A second chance in teen court
You are a typical high-schooler, heading into the bathroom with your friend during lunch break — and she pulls out a joint and lights it. You get caught for her transgression. For some teens, this is very much a reality. And now you’re off to court to be tried, judged and maybe sentenced.
Thankfully, the 25-year-old Teen Court offers an alternative to adult court that is significantly less frightening and offers a shot at redemption.
“We provide a second chance for those youth and hope to provide any support needed to keep that youth out of the formal system,” said Chanelle Delgado, acting manager for Santa Fe County Teen Court.
In Teen Court, teens volunteer to be jury members and attorneys whose job it is to “try” teens who have committed minor traffic or misdemeanor offenses.
Before teen lawyers can take on a caseload, adult volunteer attorneys must train them.
“The first training of the year is focused on the expectations and roles of a teen attorney and specifically the roles of prosecution and defense,” Delgado said. “The second training of the year is focused around a competency the teen attorneys want to focus on.”
Teen attorney Joaquin Bas said, “The responsibility of the attorney is to put aside all bias and … argue for the defendant as if it was you on the line.”
Misdemeanor cases and traffic cases are heard in Teen Court on an alternating weekly basis. The guidelines for each type of case vary slightly.
“Misdemeanors, or non-traffic court, provide the opportunity for our teen attorneys to prosecute and defend clients,” Delgado said. “Clients are either offered a plea or take the stand for a trial.”
On the other hand, traffic court does not include prosecution. “For traffic court, all clients provide their testimony for a jury and a judge without prosecution and defense present. The sentence is then given solely by the jury based upon the testimony of the youth and any responses to clarifying questions,” Delgado said.
But whether in traffic court or in misdemeanor court, the teen attorneys get to participate.
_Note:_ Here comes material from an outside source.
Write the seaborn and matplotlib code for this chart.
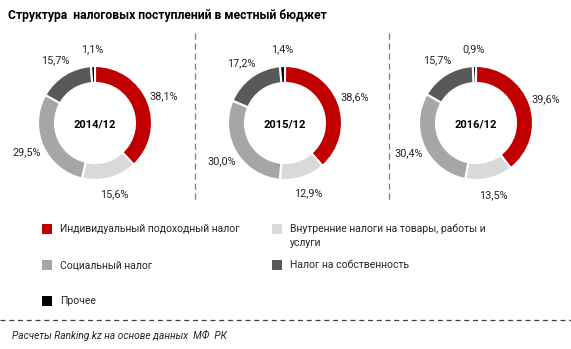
import matplotlib
matplotlib.use("Agg")
import matplotlib.pyplot as plt
import numpy as np
import seaborn as sns
from matplotlib.patches import Rectangle

# Shares of tax revenue in the local budget, %
periods = ["2014/12", "2015/12", "2016/12"]
categories = [
    "Индивидуальный подоходный налог",
    "Внутренние налоги на товары, работы и\nуслуги",
    "Социальный налог",
    "Налог на собственность",
    "Прочее",
]
shares_2014 = [38.1, 15.6, 29.5, 15.7, 1.1]
shares_2015 = [38.6, 12.9, 30.0, 17.2, 1.4]
shares_2016 = [39.6, 13.5, 30.4, 15.7, 0.9]
series = [shares_2014, shares_2015, shares_2016]

colors = sns.color_palette(["#C00000", "#D9D9D9", "#A6A6A6", "#595959", "#000000"])

sns.set_style("white")
plt.rcParams["font.family"] = ["Roboto", "DejaVu Sans"]

W, H = 571, 349
fig = plt.figure(figsize=(W / 100, H / 100), dpi=100)
ax = fig.add_axes([0, 0, 1, 1])
ax.set_axis_off()


def Y(y):
    # top-down pixel row -> axis coordinate
    return H - y


txt_color = "#262626"
centers_x = [95, 285, 476]
cy = 123
r_out, ring = 57, 17

for cx, vals, period in zip(centers_x, series, periods):
    wedges, _ = ax.pie(
        vals, colors=colors, startangle=90, counterclock=False,
        center=(cx, Y(cy)), radius=r_out,
        wedgeprops=dict(width=ring, edgecolor="white", linewidth=1.5),
    )
    for w, v in zip(wedges, vals):
        ang = np.deg2rad((w.theta1 + w.theta2) / 2)
        lx = cx + 1.3 * r_out * np.cos(ang)
        ly = Y(cy) + 1.3 * r_out * np.sin(ang)
        ax.text(lx, ly, f"{v:.1f}%".replace(".", ","), ha="center", va="center",
                fontsize=7.8, color=txt_color)
    ax.text(cx, Y(cy + 2), period, ha="center", va="center", fontsize=8,
            fontweight="bold", color="#000000")

ax.set_xlim(0, W)
ax.set_ylim(0, H)
ax.set_aspect("equal")

# Title
ax.text(8, Y(15), "Структура  налоговых поступлений в местный бюджет",
        ha="left", va="center", fontsize=8.7, fontweight="bold", color="#000000")

# Vertical separators between the rings
for x in [195, 389]:
    ax.plot([x, x], [Y(33), Y(200)], color="#7F7F7F", lw=0.9, ls=(0, (5, 3)))

# Legend drawn as swatches with labels
legend_items = [
    (0, 42, 229), (2, 42, 265), (4, 42, 301),
    (1, 272, 229), (3, 272, 265),
]
for idx, x, y in legend_items:
    ax.add_patch(Rectangle((x, Y(y) - 5), 10, 10, color=colors[idx], lw=0))
    va = "top" if "\n" in categories[idx] else "center"
    ty = Y(y) + 6 if va == "top" else Y(y)
    ax.text(x + 18, ty, categories[idx], ha="left", va=va, fontsize=7.5,
            color=txt_color, linespacing=1.55)

# Footer separator and source note
ax.plot([0, W], [Y(320), Y(320)], color="#404040", lw=0.9, ls=(0, (4, 3)))
ax.text(12, Y(335), "Расчеты Ranking.kz на основе данных  МФ  РК",
        ha="left", va="center", fontsize=7.3, style="italic", color=txt_color)

fig.savefig("out.png", dpi=100)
“You rotate around which jobs you do,” said teen attorney Zoe Colfax. “Sometimes you can judge, sometimes you are an teen attorney, sometimes bailiff, sometimes you work upstairs as a sentencer, sometimes you work in the jury room, helping them deliberate.”
While Teen Court is viewed as a less serious version of adult court, for kids ages 12 to 17, it offers a chance to see how the justice system works. “Through restorative processes, behavioral management tools, parental support and community engagement, our youth and families are screened for the most beneficial and appropriate resources for their unique needs,” Delgado said.
Through partnerships, Teen Court is able to provide numerous resources to students, such as trauma-based programming and support, parent and family-based services, and counseling.
According to a student from Capital High School who wished to remain anonymous, Teen Court “gives them a chance to re-evaluate what they are doing with their lives, and if they complete what they are told to do, no charges are pressed. It teaches them not to do that.”
The student was driving home one day between 8 and 9 p.m. and hit a DWI checkpoint set up near Ortiz Middle School by the Santa Fe Police Department. The car smelled of weed because he had smoked in the vehicle roughly two hours earlier. After the car was searched, the teen was charged with possession of marijuana and possession of drug paraphernalia. His sentence in Teen Court was 30 hours of community services and five jury-duty nights, and he was also subject to random drug testing.
The teen said he hasn’t smoked marijuana since that night. “It’s not worth it to get in trouble for that,” he said.
Bas said such cases are typical in Teen Court.
“The average case I deal with is a kid being caught with possession of marijuana on school grounds,” the teen attorney said. “Then after that, it would be alcohol possession on school property.”
Not all students agree that Teen Court is the best way to handle such transgressions. Another student from Capital High School who did not want his name in the newspaper said his sentence was far too steep for just speeding. “I’m fine with it, but I wish it was shorter because they also gave me four jury duties, which each one takes 11/2 hours, and to get there and back takes 30 minutes,” he said. “So, that’s like an additional eight hours. I thought it was excessive.”
But, nevertheless, he is glad that it kept his record clean. “Regular court would have left the speeding ticket on my record and it would have cost me more for insurance, and I would have also had to pay a court fine and a ticket fee,” he said.
Bas said the program reinforces the need to stand back and not be so quick to judge: “Just because people are in Teen Court doesn’t mean they are bad people.”